Once you wade through the outrage, one statement emerged that seemed true: it’s harder for everyone to get published now than it was say two years ago — but the institutional advantages for white men hold.
Boston is headed toward another summer of record-breaking heat.
Four of the five hottest summers [in the US] have now occurred since 2011. The summers of 2021 and 1936 hold the first- and second-place rankings, followed by 2012, 2011 and 2020, respectively. Fox29Philadelphia
One of the most on-point novels about the climate crisis that I’ve read is The Ministry for the Future by Kim Stanley Robinson. Okay, I haven’t read all that many novels on the topic, but here’s why this one is so good. It plausibly and with a lot of detail imagines how rising temperatures will impact us and it plausibly and with a lot of detail posits the solutions.

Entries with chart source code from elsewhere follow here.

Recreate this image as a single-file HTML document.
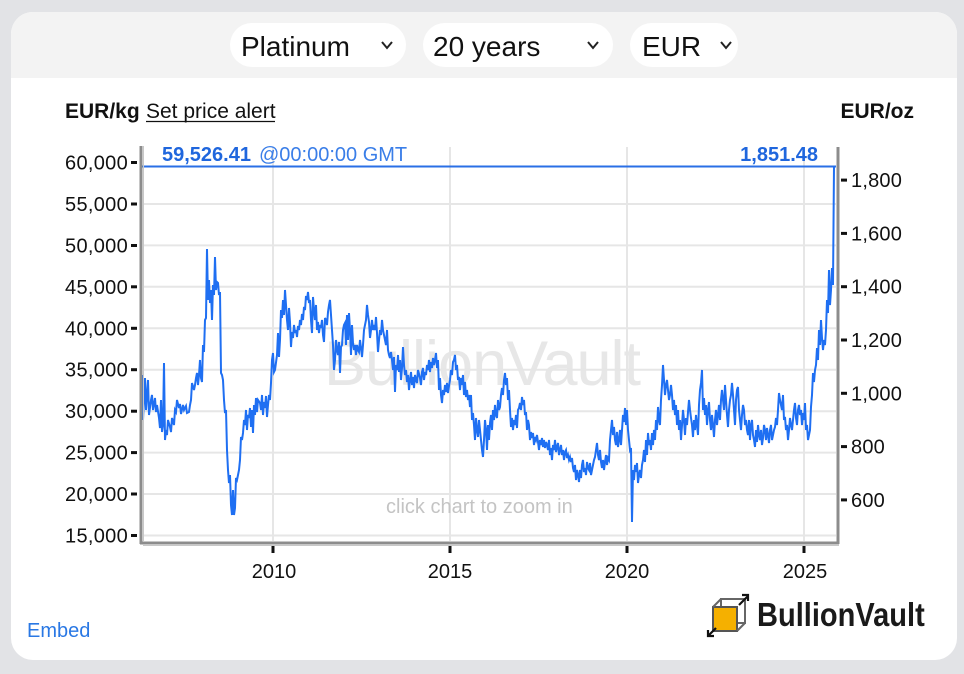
<!DOCTYPE html>
<html>
<head>
<meta charset="utf-8">
<style>
  html,body{margin:0;padding:0;}
  body{width:964px;height:674px;background:#e2e3e6;position:relative;overflow:hidden;font-family:"Liberation Sans",Arial,sans-serif;}
  .card{position:absolute;left:11px;top:12px;width:946px;height:648px;background:#fff;border-radius:22px;overflow:hidden;}
  .hdr{position:absolute;left:0;top:0;width:946px;height:66px;background:#f3f3f3;}
  .pill{position:absolute;top:11px;height:44px;background:#fff;border-radius:22px;}
  svg{position:absolute;left:0;top:0;}
</style>
</head>
<body>
<div class="card">
  <div class="hdr">
    <div class="pill" style="left:219px;width:176px;"></div>
    <div class="pill" style="left:412px;width:190px;"></div>
    <div class="pill" style="left:619px;width:108px;"></div>
  </div>
</div>
<svg width="964" height="674" viewBox="0 0 964 674" xmlns="http://www.w3.org/2000/svg" font-family="Liberation Sans, Arial, sans-serif">
  <!-- header text -->
  <g fill="#111" font-size="28">
    <text x="241" y="56">Platinum</text>
    <text x="433" y="56">20 years</text>
    <text x="642" y="56">EUR</text>
  </g>
  <g fill="none" stroke="#222" stroke-width="2">
    <polyline points="382,42 387,48 392,42"/>
    <polyline points="588,42 593,48 598,42"/>
    <polyline points="721,42 726,48 731,42"/>
  </g>
  <!-- unit labels -->
  <text x="65" y="118" font-size="21" font-weight="bold" fill="#111">EUR/kg</text>
  <text x="146" y="118" font-size="21" fill="#111">Set price alert</text>
  <line x1="146" y1="121.5" x2="275" y2="121.5" stroke="#111" stroke-width="1.3"/>
  <text x="914" y="118" font-size="21" font-weight="bold" fill="#111" text-anchor="end">EUR/oz</text>

  <!-- watermark -->
  <text x="324" y="385" font-size="63" fill="#e7e7e7" letter-spacing="-1">BullionVault</text>

  <!-- gridlines -->
  <g stroke="#e6e6e6" stroke-width="2">
    <line x1="143" y1="204" x2="836" y2="204"/>
    <line x1="143" y1="245.4" x2="836" y2="245.4"/>
    <line x1="143" y1="286.8" x2="836" y2="286.8"/>
    <line x1="143" y1="328.3" x2="836" y2="328.3"/>
    <line x1="143" y1="369.7" x2="836" y2="369.7"/>
    <line x1="143" y1="411.2" x2="836" y2="411.2"/>
    <line x1="143" y1="452.6" x2="836" y2="452.6"/>
    <line x1="143" y1="494" x2="836" y2="494"/>
    <line x1="143" y1="535.5" x2="836" y2="535.5"/>
    <line x1="273" y1="147" x2="273" y2="541"/>
    <line x1="450" y1="147" x2="450" y2="541"/>
    <line x1="627" y1="147" x2="627" y2="541"/>
    <line x1="804" y1="147" x2="804" y2="541"/>
  </g>

  <!-- click text -->
  <text x="386" y="513" font-size="20" fill="#c4c4c4">click chart to zoom in</text>

  <!-- current price line -->
  <line x1="142" y1="166.5" x2="836" y2="166.5" stroke="#2a6fe6" stroke-width="2"/>
  <text x="162" y="161" font-size="20" font-weight="bold" fill="#1f66dd">59,526.41</text>
  <text x="259" y="161" font-size="20" fill="#3a7ee8">@00:00:00 GMT</text>
  <text x="818" y="161" font-size="20" font-weight="bold" fill="#1f66dd" text-anchor="end">1,851.48</text>

  <!-- series -->
  <polyline fill="none" stroke="#1f6ff2" stroke-width="2" stroke-linejoin="miter" points="
143,375 143,420 145,378 146,410 148,380 149,415 151,400 152,395 153,410 155,398 156,412 157,405 159,418 160,428 161,400 162,432 163,425 164,363 165,440 166,430 167,435 168,420 170,427 171,432 172,418 174,425 175,410 176,412 177,400 179,408 180,404 181,414 183,405 184,410 186,406 187,413 189,412 190,405 191,400 192,383 194,390 195,385 196,378 197,373 198,385 199,375 200,360 201,378 202,382 203,345 204,352 205,320 206,318 207,249 208,300 209,280 210,303 211,290 212,320 213,285 214,295 215,257 216,290 217,282 218,283 219,295 220,292 221,373 222,375 223,380 224,400 225,413 226,410 227,450 228,470 229,483 230,475 231,505 232,515 233,490 234,515 235,508 236,478 237,480 238,475 239,470 240,460 241,437 242,440 243,433 244,420 245,425 246,410 247,430 248,415 249,418 250,408 251,427 252,410 253,433 254,405 255,415 256,398 257,412 258,400 260,403 261,410 262,395 263,415 264,402 265,408 266,396 267,417 268,405 269,395 270,400 271,383 272,360 273,353 274,372 275,370 277,355 278,333 279,357 280,340 281,310 282,318 283,300 284,315 285,290 286,305 287,320 288,330 289,308 290,322 291,347 292,332 293,338 294,325 295,333 296,330 297,337 298,326 299,330 300,320 301,325 302,314 303,320 304,307 305,310 306,296 307,300 308,292 309,303 310,300 311,320 312,333 313,297 314,310 315,320 316,305 317,330 318,322 319,333 320,325 321,328 322,320 323,335 324,342 325,318 326,320 327,325 328,312 329,305 330,300 331,315 332,330 333,345 334,370 335,360 336,340 337,350 338,355 339,342 340,373 341,347 342,345 343,330 344,325 345,323 346,345 347,315 348,340 349,313 350,330 351,355 352,325 353,343 354,350 355,345 356,355 357,345 358,350 359,352 360,340 361,348 362,357 363,345 364,330 365,325 366,320 367,305 368,315 369,322 370,338 371,330 372,320 373,330 374,325 375,330 376,317 377,333 378,352 379,340 380,330 381,335 382,320 383,330 384,335 385,340 386,345 387,330 388,350 389,355 390,358 391,352 392,360 393,370 394,357 395,392 396,365 397,370 398,355 399,372 400,360 401,380 402,368 403,347 404,365 405,375 406,370 407,382 408,375 409,390 410,380 411,372 412,385 413,377 414,388 415,375 416,380 417,383 418,370 420,378 421,385 422,372 423,368 424,380 425,372 426,375 427,365 428,370 429,360 430,372 431,362 432,368 433,358 434,365 435,360 436,353 437,368 438,360 439,390 440,378 441,395 442,403 443,390 444,395 445,385 446,392 447,383 448,393 449,386 450,380 451,370 452,375 453,362 454,360 455,355 456,370 457,365 458,380 459,377 460,390 461,378 462,385 463,375 464,395 465,382 466,397 467,390 468,400 469,395 470,407 471,395 472,420 473,413 474,425 475,440 476,418 477,430 478,437 479,420 480,430 481,440 482,450 483,457 484,440 485,420 486,430 487,450 488,425 489,440 490,423 491,415 492,430 493,410 494,420 495,405 496,415 497,418 498,400 499,410 500,407 501,395 502,388 503,395 504,380 505,373 506,385 507,378 508,400 509,390 510,410 511,427 512,418 513,430 514,420 515,425 516,415 517,428 518,410 519,408 520,403 521,410 522,397 523,405 524,400 525,415 526,412 527,430 528,420 529,425 530,440 531,432 532,438 533,433 534,445 535,437 536,440 537,435 538,442 539,450 540,440 541,445 542,438 543,447 544,440 545,448 546,442 547,445 548,450 549,440 550,455 551,448 552,460 553,445 554,450 555,440 556,452 557,447 558,443 559,455 560,450 561,445 562,455 563,450 564,460 565,452 566,450 567,458 568,455 569,460 570,457 571,462 572,458 573,468 574,472 575,465 576,480 577,470 578,475 579,482 580,470 581,478 582,465 583,460 584,472 585,468 586,475 587,462 588,468 589,470 590,463 591,475 592,470 593,465 594,460 595,457 596,450 597,443 598,455 599,460 600,450 601,462 602,468 603,460 604,470 605,462 606,455 607,465 608,458 609,460 610,440 611,430 612,420 613,435 614,427 615,440 616,445 617,432 618,447 619,440 620,430 621,445 622,430 623,415 624,422 625,408 626,425 627,410 628,430 629,440 630,450 631,448 632,522 633,470 634,480 635,465 636,472 637,463 638,483 639,475 640,470 641,478 642,465 643,460 644,450 645,462 646,440 647,455 648,433 649,445 650,440 651,450 652,433 653,445 654,430 655,440 656,420 657,430 658,407 659,420 660,425 661,400 662,385 663,365 664,380 665,395 666,385 667,380 668,390 669,400 670,395 671,385 672,395 673,410 674,400 675,415 676,405 677,425 678,410 679,430 680,420 681,440 682,425 683,410 684,420 685,435 686,418 687,425 688,412 689,400 690,410 691,418 692,425 693,437 694,420 695,430 696,415 697,425 698,435 699,405 700,390 701,383 702,370 703,410 704,398 705,415 706,405 707,425 708,410 709,402 710,420 711,430 712,415 713,425 714,437 715,420 716,410 717,425 718,415 719,405 720,420 721,400 722,390 723,400 724,410 725,385 726,400 727,415 728,427 729,410 730,400 731,395 732,383 733,395 734,410 735,425 736,400 737,390 738,387 739,410 740,420 741,430 742,415 743,405 744,410 745,425 746,420 747,430 748,435 749,420 750,440 751,425 752,420 753,435 754,440 755,447 756,430 757,442 758,425 759,435 760,440 761,430 762,445 763,438 764,425 765,430 766,440 767,428 768,435 769,443 770,430 771,425 772,440 773,435 774,430 775,427 776,418 777,425 778,410 779,393 780,400 781,405 782,410 783,395 784,420 785,417 786,430 787,425 788,440 789,430 790,418 791,425 792,430 793,420 794,410 795,403 796,418 797,425 798,410 799,405 800,415 801,410 802,425 803,413 804,420 805,403 806,430 807,425 808,440 809,435 810,430 811,407 812,395 813,373 814,382 815,370 816,365 817,348 818,360 819,330 820,345 821,320 822,338 823,350 824,340 825,345 826,330 827,300 828,313 829,270 830,305 831,290 832,268 833,285 834,166"/>

  <!-- axes -->
  <g stroke="#8c8c8c" stroke-width="3">
    <line x1="141" y1="146" x2="141" y2="544"/>
    <line x1="140" y1="543" x2="839" y2="543"/>
    <line x1="838" y1="147" x2="838" y2="544"/>
  </g>
  <g stroke="#c8c8c8" stroke-width="1">
    <line x1="143.5" y1="146" x2="143.5" y2="541"/>
    <line x1="143" y1="545.5" x2="839" y2="545.5"/>
  </g>

  <!-- left ticks -->
  <g fill="#111">
    <rect x="131" y="161" width="6" height="3"/>
    <rect x="131" y="202.5" width="6" height="3"/>
    <rect x="131" y="244" width="6" height="3"/>
    <rect x="131" y="285.3" width="6" height="3"/>
    <rect x="131" y="326.8" width="6" height="3"/>
    <rect x="131" y="368.2" width="6" height="3"/>
    <rect x="131" y="409.7" width="6" height="3"/>
    <rect x="131" y="451.1" width="6" height="3"/>
    <rect x="131" y="492.5" width="6" height="3"/>
    <rect x="131" y="534" width="6" height="3"/>
    <!-- right ticks -->
    <rect x="841" y="178.6" width="6" height="3"/>
    <rect x="841" y="231.9" width="6" height="3"/>
    <rect x="841" y="285.2" width="6" height="3"/>
    <rect x="841" y="338.5" width="6" height="3"/>
    <rect x="841" y="391.8" width="6" height="3"/>
    <rect x="841" y="445.1" width="6" height="3"/>
    <rect x="841" y="498.4" width="6" height="3"/>
    <!-- bottom ticks -->
    <rect x="271.5" y="546" width="3" height="7"/>
    <rect x="448.5" y="546" width="3" height="7"/>
    <rect x="625.5" y="546" width="3" height="7"/>
    <rect x="802.5" y="546" width="3" height="7"/>
  </g>

  <!-- left labels -->
  <g font-size="20" fill="#111" text-anchor="end" letter-spacing="0.3">
    <text x="128" y="169.5">60,000</text>
    <text x="128" y="211">55,000</text>
    <text x="128" y="252.4">50,000</text>
    <text x="128" y="293.8">45,000</text>
    <text x="128" y="335.3">40,000</text>
    <text x="128" y="376.7">35,000</text>
    <text x="128" y="418.2">30,000</text>
    <text x="128" y="459.6">25,000</text>
    <text x="128" y="501">20,000</text>
    <text x="128" y="542.5">15,000</text>
  </g>
  <!-- right labels -->
  <g font-size="20" fill="#111" letter-spacing="0.2">
    <text x="851" y="187.1">1,800</text>
    <text x="851" y="240.4">1,600</text>
    <text x="851" y="293.7">1,400</text>
    <text x="851" y="347">1,200</text>
    <text x="851" y="400.3">1,000</text>
    <text x="851" y="453.6">800</text>
    <text x="851" y="506.9">600</text>
  </g>
  <!-- x labels -->
  <g font-size="20" fill="#111" text-anchor="middle">
    <text x="274" y="578">2010</text>
    <text x="450" y="578">2015</text>
    <text x="627" y="578">2020</text>
    <text x="805" y="578">2025</text>
  </g>

  <!-- embed -->
  <text x="27" y="637" font-size="20" fill="#2a78e4">Embed</text>

  <!-- logo -->
  <g>
    <rect x="721" y="599" width="24" height="24" fill="none" stroke="#666" stroke-width="2"/>
    <rect x="713" y="607" width="24" height="24" fill="#f5b000" stroke="#555" stroke-width="2"/>
    <line x1="713" y1="607" x2="721" y2="599" stroke="#666" stroke-width="2"/>
    <line x1="737" y1="631" x2="745" y2="623" stroke="#666" stroke-width="2"/>
    <line x1="739" y1="605" x2="748" y2="596" stroke="#111" stroke-width="2.2"/>
    <polyline points="742,595 748,595 748,601" fill="none" stroke="#111" stroke-width="2.2"/>
    <line x1="716" y1="628" x2="708" y2="636" stroke="#111" stroke-width="2.2"/>
    <polyline points="708,630 708,636 714,636" fill="none" stroke="#111" stroke-width="2.2"/>
  </g>
  <text x="0" y="0" font-size="33" font-weight="bold" fill="#1a1a1a" transform="translate(757,626) scale(0.88,1)">BullionVault</text>
</svg>
</body>
</html>
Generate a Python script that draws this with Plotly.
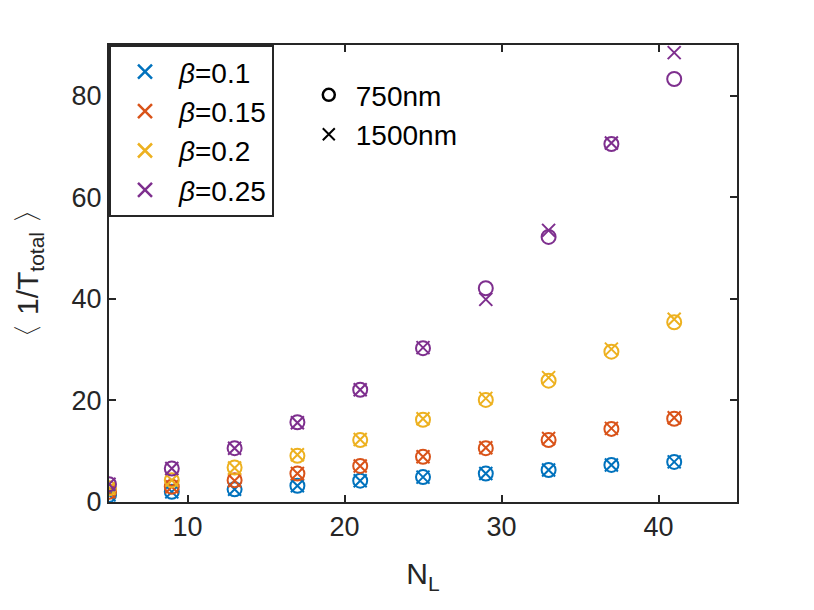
import plotly.graph_objects as go

# data
n_l = [5, 9, 13, 17, 21, 25, 29, 33, 37, 41]
betas = ["0.1", "0.15", "0.2", "0.25"]
colors = ["#0072BD", "#D95319", "#EDB120", "#7E2F8E"]

t750 = [
    [1.4, 2.0, 2.5, 3.2, 4.2, 4.9, 5.6, 6.3, 7.3, 7.9],
    [2.0, 3.0, 4.3, 5.6, 7.1, 8.9, 10.6, 12.2, 14.4, 16.4],
    [2.7, 4.3, 6.8, 9.1, 12.2, 16.2, 20.1, 23.9, 29.6, 35.4],
    [3.5, 6.6, 10.6, 15.7, 22.1, 30.3, 42.1, 52.2, 70.5, 83.3],
]
t1500 = [
    [1.4, 2.0, 2.5, 3.2, 4.2, 4.9, 5.6, 6.3, 7.3, 7.9],
    [2.0, 3.0, 4.2, 5.6, 7.1, 8.9, 10.7, 12.5, 14.5, 16.6],
    [2.7, 4.3, 6.7, 9.3, 12.3, 16.4, 20.4, 24.5, 30.1, 36.0],
    [3.5, 6.6, 10.6, 15.6, 22.1, 30.4, 39.9, 53.5, 70.7, 88.5],
]

FONT = "Liberation Sans, Arial, sans-serif"
AX = "#262626"

fig = go.Figure()

for b, c, y750, y1500 in zip(betas, colors, t750, t1500):
    fig.add_trace(go.Scatter(
        x=n_l, y=y750, mode="markers", showlegend=False,
        marker=dict(symbol="circle-open", size=14, color=c, line=dict(width=2, color=c)),
    ))
    fig.add_trace(go.Scatter(
        x=n_l, y=y1500, mode="markers", showlegend=False,
        marker=dict(symbol="x-thin", size=13, color=c, line=dict(width=2, color=c)),
    ))

# legend 1: beta colours
for b, c in zip(betas, colors):
    fig.add_trace(go.Scatter(
        x=[None], y=[None], mode="markers", name=f"<i>β</i>=" + b, legend="legend",
        marker=dict(symbol="x-thin", size=14, color=c, line=dict(width=2.5, color=c)),
    ))

# legend 2: wavelengths
fig.add_trace(go.Scatter(
    x=[None], y=[None], mode="markers", name="750nm", legend="legend2",
    marker=dict(symbol="circle-open", size=12, color="black", line=dict(width=2.5, color="black")),
))
fig.add_trace(go.Scatter(
    x=[None], y=[None], mode="markers", name="1500nm", legend="legend2",
    marker=dict(symbol="x-thin", size=12, color="black", line=dict(width=2, color="black")),
))

axis_common = dict(
    showline=True, linewidth=2, linecolor=AX, mirror="ticks",
    ticks="inside", ticklen=7, tickwidth=2, tickcolor=AX,
    showgrid=False, zeroline=False,
    tickfont=dict(family=FONT, size=27, color=AX),
)

fig.update_layout(
    width=814, height=610,
    margin=dict(l=101, r=85, t=37, b=116),
    paper_bgcolor="white", plot_bgcolor="white",
    font=dict(family=FONT, color=AX),
    xaxis=dict(
        range=[5, 45], tickvals=[10, 20, 30, 40],
        title=dict(text="N<sub>L</sub>", font=dict(family=FONT, size=30, color=AX), standoff=22),
        **axis_common,
    ),
    yaxis=dict(
        range=[0, 90], tickvals=[0, 20, 40, 60, 80],
        title=dict(text="〈 1/T<sub>total</sub> 〉", font=dict(family=FONT, size=30, color=AX), standoff=24),
        **axis_common,
    ),
    legend=dict(
        x=0.0, y=1.0, xanchor="left", yanchor="top",
        bgcolor="white", bordercolor=AX, borderwidth=2,
        font=dict(family=FONT, size=28, color="black"),
        itemwidth=58,
    ),
    legend2=dict(
        x=0.307, y=0.945, xanchor="left", yanchor="top",
        bgcolor="rgba(0,0,0,0)", borderwidth=0,
        font=dict(family=FONT, size=28, color="black"),
        itemwidth=44,
    ),
)

fig.write_html("out.html")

Of course the solutions are only plausible if climate deniers are removed from power and an extraordinary and unprecedented cooperation occurs across the globe. Maybe far-fetched then?
It’s long and not every reader will want to invest the time. Luckily there are two articles in The New Yorker that might appeal to you instead. The shorter article offers a 19 minute audio and the longer article is accompanied by a 55-minute audio.
The shorter article beginsby describing the book’s opening scene: a lethal heat wave descends on India, with vast, horrifying consequences.
I laughed when my brother’s partner suggested we plan an upcoming visit to Los Angeles in September instead of July because it’s so hot there then. It’s pretty hot here too, I told her.
When we moved into this house in 1993, for the first many summers there were only a couple of weeks, maybe ten days, that were unbearably hot. You could get by with a window unit easily.
When the boys were little and we had one window AC, we’d all sleep in one bedroom like refugees during those dog days. Afternoons, when we weren’t swimming at Crystal Lake, we’d go to the movies or the mall just for the chilled air. The heat spells were relatively brief and manageable.
And then it changed. The heat started earlier in the season and lasted longer. Much longer. I had to campaign for central air because it’s expensive. We have a supply of window fans to cool us on the borderline days, but it’d be really hard to get through a Boston summer without central air anymore.
Mayor Wu has declared a heat emergency in Boston beginning Sat, May 21, thru Sun, May 22. Cooling centers will be open at 15 BCYF community centers on Sat and Sun, and splash pads will be open at parks and playgrounds throughout the City. Learn more: https://t.co/AtQFulBjZHpic.twitter.com/ok8R47OoS8
— Boston City Archives (@ArchivesBoston) May 20, 2022
I’m planning to write upstairs with AWA friends this morning (via zoom of course) then spend as much time outside as I can stand later. I have a beautiful fresh bundle of dill so maybe a cold cucumber soup is in order!
From prognostications of doom to menu planning? Yeah, that’s me all the way.